Set task: Find every line with "matplotlib" in it, then report how many there are and nothing more.

Source data:
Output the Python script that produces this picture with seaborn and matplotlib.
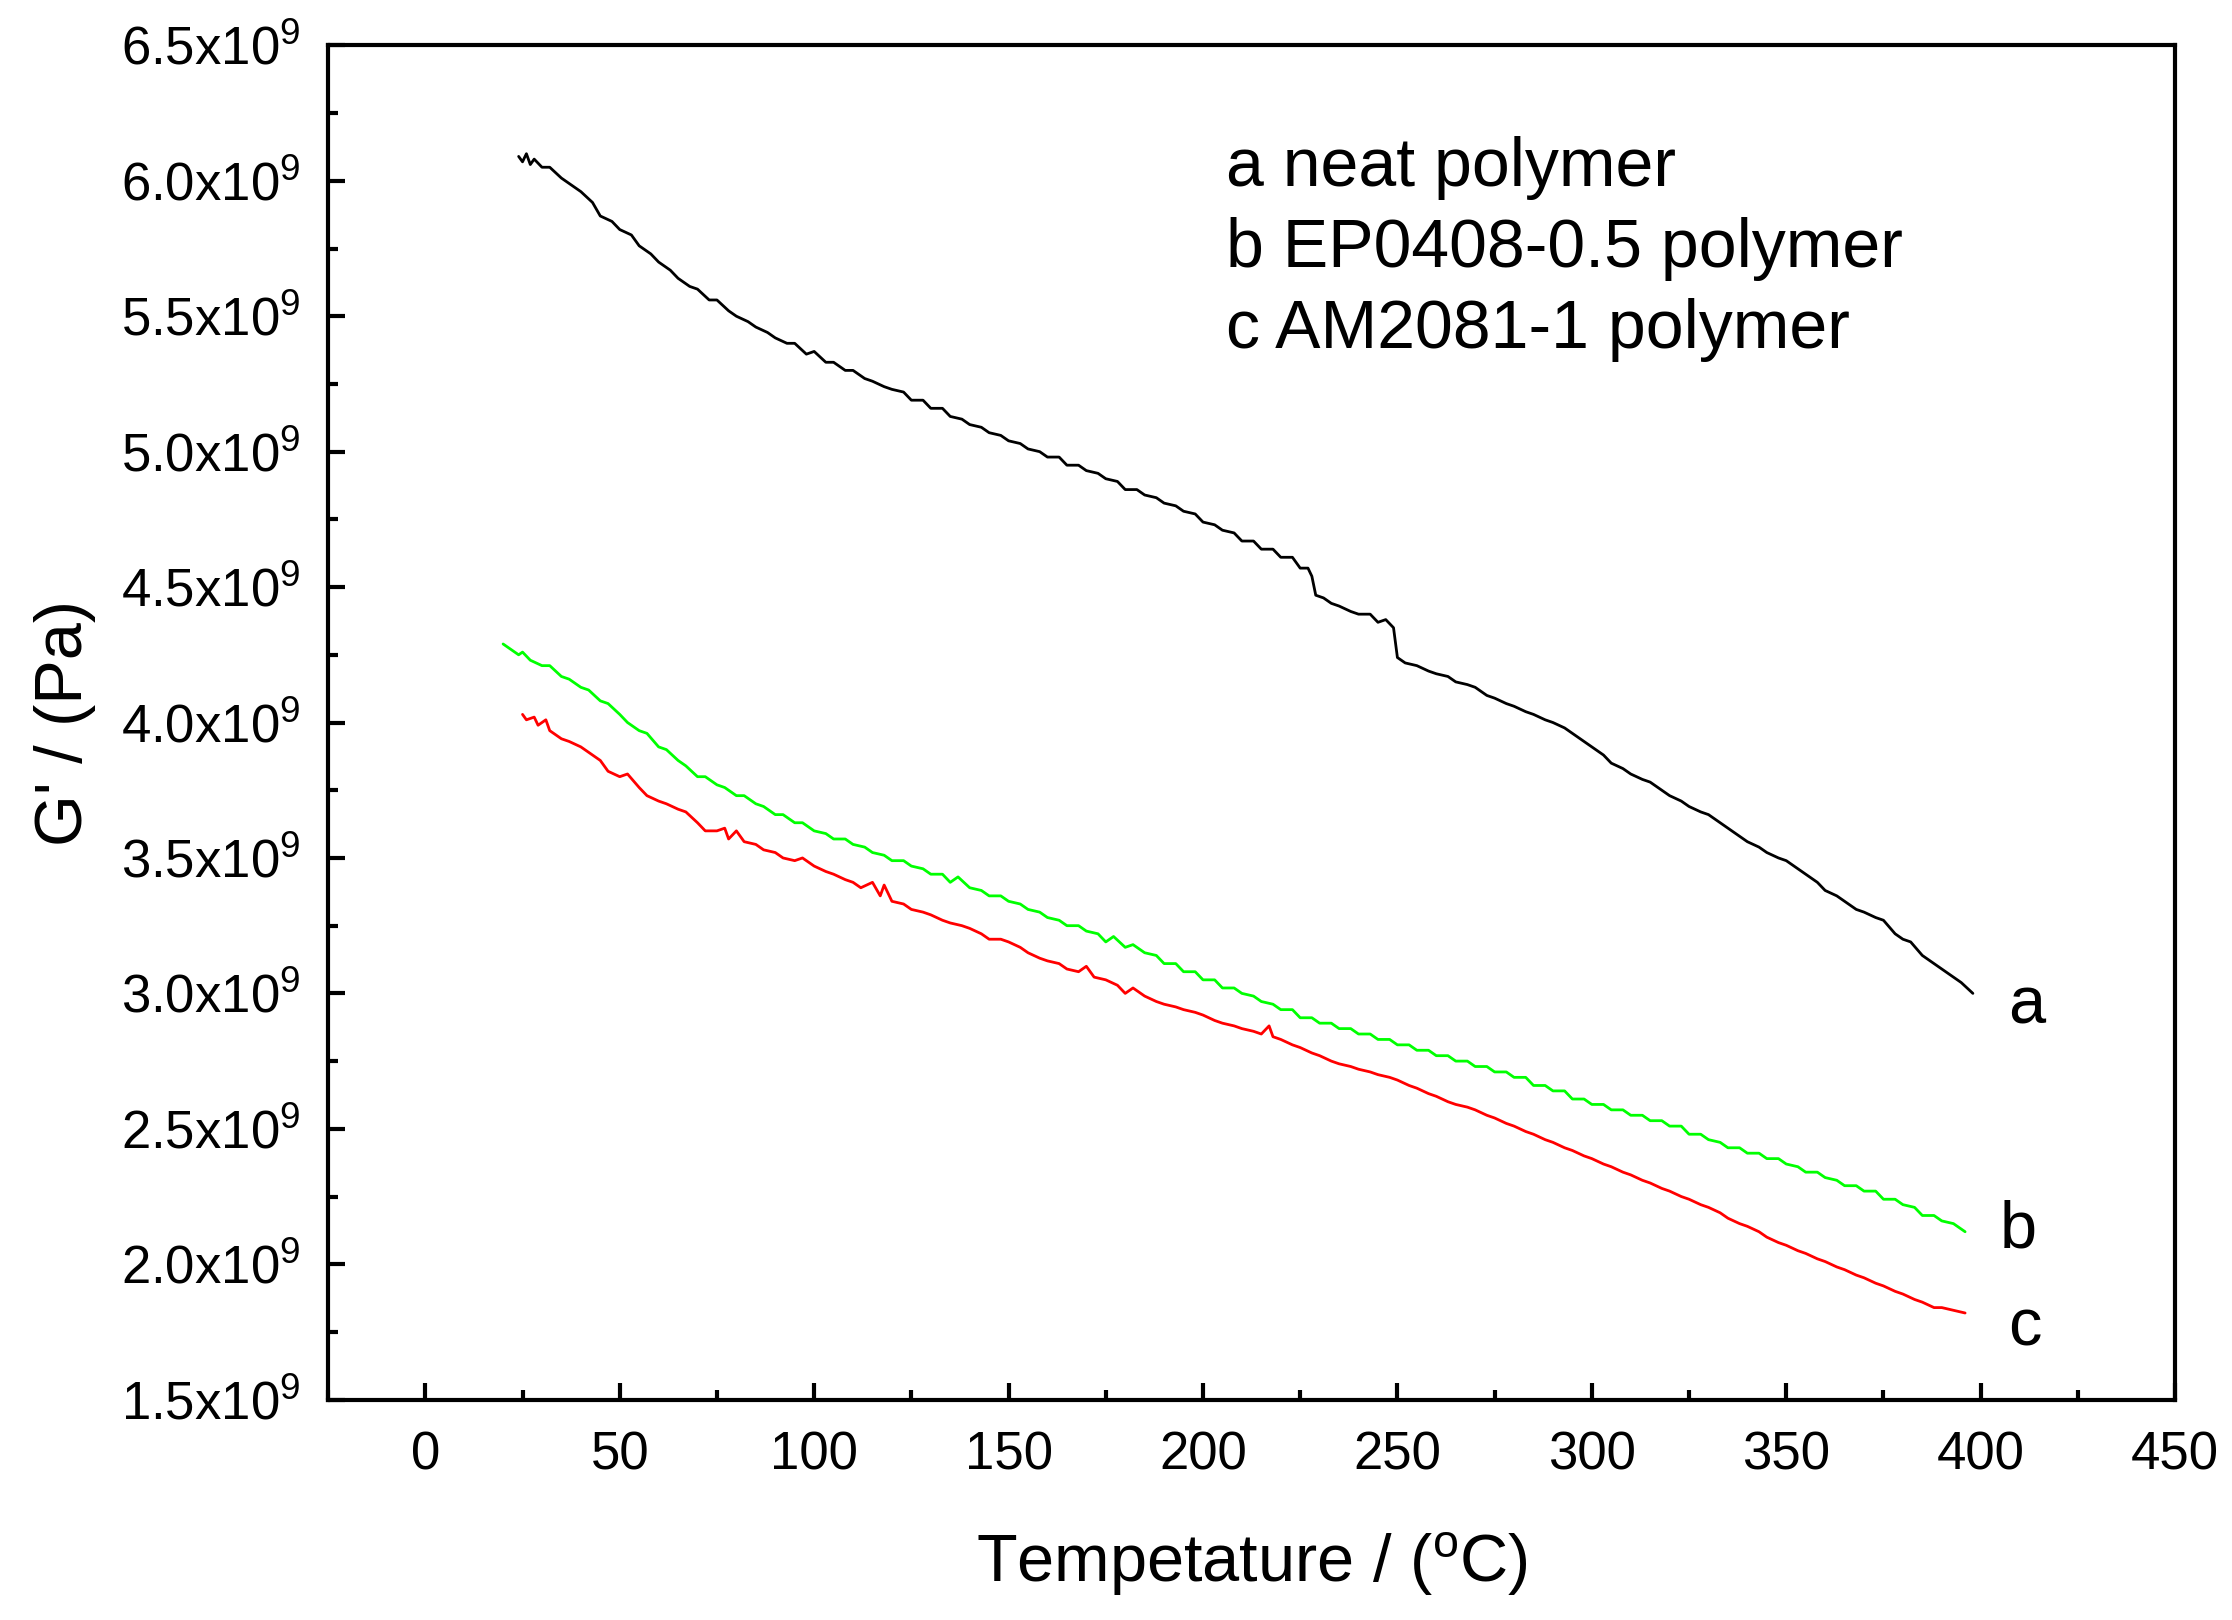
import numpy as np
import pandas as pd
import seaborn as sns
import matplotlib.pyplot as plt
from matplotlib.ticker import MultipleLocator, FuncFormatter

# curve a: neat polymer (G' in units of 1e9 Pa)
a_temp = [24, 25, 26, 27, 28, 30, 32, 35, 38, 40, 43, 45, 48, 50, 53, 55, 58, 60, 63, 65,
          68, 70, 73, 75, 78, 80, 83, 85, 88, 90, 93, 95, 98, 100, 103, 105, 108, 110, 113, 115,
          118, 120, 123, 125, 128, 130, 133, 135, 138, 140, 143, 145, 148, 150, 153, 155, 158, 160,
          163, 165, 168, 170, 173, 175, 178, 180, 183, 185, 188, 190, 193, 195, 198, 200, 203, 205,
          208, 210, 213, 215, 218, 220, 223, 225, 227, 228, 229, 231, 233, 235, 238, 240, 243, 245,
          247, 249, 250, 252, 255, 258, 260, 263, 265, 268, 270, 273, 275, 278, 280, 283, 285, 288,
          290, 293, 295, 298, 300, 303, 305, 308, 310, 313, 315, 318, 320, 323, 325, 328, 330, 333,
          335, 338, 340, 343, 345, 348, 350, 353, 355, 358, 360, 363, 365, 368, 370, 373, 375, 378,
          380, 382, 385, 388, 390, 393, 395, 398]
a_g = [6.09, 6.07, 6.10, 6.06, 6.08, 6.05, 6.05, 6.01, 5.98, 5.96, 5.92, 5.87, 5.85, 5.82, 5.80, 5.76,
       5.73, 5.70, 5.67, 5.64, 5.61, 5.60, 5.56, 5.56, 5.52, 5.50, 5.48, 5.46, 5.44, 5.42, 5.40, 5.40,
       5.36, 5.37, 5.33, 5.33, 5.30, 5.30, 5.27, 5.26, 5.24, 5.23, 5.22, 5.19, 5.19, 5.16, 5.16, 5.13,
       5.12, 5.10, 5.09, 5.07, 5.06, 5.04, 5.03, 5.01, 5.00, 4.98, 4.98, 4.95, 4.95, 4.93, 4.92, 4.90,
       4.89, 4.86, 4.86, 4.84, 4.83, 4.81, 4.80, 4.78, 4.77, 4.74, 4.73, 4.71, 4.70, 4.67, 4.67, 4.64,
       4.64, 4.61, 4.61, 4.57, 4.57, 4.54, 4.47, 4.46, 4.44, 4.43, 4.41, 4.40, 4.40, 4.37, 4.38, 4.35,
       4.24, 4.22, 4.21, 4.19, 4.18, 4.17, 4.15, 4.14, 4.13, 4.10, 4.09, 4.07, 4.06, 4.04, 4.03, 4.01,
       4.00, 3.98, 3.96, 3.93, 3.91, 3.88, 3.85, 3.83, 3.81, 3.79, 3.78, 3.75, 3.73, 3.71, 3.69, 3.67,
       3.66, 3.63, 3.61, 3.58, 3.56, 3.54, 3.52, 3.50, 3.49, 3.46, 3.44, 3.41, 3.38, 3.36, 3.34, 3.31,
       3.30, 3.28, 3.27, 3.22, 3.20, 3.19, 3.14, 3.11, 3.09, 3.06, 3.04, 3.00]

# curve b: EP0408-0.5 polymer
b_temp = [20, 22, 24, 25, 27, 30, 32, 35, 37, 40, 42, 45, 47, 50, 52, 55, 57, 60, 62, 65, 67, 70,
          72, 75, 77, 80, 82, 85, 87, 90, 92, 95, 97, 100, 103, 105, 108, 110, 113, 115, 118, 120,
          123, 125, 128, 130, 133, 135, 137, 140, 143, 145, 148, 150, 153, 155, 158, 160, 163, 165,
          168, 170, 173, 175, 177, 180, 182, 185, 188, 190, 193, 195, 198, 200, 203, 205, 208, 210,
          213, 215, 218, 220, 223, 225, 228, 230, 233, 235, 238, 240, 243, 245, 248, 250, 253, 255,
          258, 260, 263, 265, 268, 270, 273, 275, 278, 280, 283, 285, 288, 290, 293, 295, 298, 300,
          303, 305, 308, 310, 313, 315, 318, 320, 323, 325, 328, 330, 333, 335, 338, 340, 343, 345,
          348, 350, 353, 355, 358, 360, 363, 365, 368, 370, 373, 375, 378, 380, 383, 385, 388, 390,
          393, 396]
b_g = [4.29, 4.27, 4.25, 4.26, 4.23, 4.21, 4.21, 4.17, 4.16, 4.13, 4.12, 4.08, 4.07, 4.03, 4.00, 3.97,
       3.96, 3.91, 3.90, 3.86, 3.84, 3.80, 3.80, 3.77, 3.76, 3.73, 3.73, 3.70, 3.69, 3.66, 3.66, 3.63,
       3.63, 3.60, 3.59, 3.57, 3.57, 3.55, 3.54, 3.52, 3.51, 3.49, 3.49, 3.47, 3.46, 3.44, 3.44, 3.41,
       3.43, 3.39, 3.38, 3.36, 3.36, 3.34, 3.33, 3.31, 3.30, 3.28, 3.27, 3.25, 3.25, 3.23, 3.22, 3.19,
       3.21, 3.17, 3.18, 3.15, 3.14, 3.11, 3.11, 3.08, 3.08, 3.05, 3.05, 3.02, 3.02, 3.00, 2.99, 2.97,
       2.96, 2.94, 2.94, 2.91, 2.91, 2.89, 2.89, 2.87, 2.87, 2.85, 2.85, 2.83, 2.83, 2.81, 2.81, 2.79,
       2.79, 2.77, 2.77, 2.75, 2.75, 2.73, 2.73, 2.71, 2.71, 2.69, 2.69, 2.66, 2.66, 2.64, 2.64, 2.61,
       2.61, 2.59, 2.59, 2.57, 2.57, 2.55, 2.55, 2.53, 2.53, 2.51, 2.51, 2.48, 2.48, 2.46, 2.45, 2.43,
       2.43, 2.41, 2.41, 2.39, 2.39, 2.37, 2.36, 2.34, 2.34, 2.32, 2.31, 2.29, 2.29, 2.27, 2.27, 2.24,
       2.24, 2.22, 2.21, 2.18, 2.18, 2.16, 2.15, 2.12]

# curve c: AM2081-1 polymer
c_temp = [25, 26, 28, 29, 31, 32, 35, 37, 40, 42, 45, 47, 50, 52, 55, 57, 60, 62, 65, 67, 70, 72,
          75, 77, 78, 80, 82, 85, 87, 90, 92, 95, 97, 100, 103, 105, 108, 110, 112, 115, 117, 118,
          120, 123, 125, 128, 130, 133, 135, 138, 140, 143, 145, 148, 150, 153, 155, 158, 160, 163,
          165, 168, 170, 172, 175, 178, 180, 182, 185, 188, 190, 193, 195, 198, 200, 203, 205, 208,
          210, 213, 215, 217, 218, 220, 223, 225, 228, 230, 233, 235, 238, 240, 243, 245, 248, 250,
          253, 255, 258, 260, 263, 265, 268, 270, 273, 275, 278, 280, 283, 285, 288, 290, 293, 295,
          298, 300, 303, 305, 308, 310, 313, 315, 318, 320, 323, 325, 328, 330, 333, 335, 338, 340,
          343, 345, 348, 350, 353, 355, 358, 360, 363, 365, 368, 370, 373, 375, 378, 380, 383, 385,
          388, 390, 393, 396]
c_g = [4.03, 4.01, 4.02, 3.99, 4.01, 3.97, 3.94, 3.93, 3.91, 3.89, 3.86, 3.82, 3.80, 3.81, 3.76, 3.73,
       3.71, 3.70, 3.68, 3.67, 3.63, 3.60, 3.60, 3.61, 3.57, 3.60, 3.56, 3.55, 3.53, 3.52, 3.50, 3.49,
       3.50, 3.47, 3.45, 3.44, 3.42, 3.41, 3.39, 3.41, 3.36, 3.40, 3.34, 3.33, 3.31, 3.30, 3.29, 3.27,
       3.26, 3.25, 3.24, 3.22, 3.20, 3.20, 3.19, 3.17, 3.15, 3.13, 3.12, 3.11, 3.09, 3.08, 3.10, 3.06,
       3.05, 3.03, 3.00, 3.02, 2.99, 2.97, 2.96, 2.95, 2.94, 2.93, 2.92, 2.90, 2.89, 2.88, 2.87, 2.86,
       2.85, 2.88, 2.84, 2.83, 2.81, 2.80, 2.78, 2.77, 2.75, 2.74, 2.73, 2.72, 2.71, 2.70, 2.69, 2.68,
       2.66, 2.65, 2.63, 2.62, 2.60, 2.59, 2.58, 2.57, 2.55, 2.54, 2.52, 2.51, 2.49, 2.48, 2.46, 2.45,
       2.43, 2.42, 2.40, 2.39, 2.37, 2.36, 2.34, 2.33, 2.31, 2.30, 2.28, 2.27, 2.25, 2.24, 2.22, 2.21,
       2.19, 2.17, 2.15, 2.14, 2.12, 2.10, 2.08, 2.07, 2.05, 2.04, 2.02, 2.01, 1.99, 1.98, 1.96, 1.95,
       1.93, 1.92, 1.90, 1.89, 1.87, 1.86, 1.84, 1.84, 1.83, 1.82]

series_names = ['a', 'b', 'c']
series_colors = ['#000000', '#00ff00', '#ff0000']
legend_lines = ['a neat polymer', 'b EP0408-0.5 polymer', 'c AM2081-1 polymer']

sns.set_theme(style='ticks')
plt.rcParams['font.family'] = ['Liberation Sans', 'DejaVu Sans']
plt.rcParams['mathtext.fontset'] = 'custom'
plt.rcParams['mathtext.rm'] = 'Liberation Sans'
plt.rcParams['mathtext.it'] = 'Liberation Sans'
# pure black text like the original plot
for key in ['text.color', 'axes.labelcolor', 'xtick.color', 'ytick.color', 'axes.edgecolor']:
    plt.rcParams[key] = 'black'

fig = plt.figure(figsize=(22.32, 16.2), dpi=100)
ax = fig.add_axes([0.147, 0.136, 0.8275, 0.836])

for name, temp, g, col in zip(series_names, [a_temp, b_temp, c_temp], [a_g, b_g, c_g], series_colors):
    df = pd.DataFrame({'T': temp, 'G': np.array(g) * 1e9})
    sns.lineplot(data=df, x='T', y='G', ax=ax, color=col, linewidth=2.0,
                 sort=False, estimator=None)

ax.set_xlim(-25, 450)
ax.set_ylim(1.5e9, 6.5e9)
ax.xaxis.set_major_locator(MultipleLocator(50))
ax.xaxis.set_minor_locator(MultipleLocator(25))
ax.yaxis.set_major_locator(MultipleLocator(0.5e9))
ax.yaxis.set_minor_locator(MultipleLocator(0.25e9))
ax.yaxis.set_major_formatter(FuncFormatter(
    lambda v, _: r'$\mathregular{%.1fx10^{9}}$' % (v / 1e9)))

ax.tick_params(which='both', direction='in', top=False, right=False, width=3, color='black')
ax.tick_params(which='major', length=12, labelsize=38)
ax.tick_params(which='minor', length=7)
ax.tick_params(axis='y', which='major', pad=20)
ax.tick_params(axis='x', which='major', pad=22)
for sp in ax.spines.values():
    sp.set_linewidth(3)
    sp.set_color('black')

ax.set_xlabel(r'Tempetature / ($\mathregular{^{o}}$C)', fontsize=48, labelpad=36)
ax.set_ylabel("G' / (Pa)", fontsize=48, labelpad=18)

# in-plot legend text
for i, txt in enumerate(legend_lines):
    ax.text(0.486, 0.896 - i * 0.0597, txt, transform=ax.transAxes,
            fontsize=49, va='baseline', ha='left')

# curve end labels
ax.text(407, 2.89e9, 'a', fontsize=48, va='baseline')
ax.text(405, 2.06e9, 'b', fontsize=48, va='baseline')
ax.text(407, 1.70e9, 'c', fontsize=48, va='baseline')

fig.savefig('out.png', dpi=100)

Task solution: 3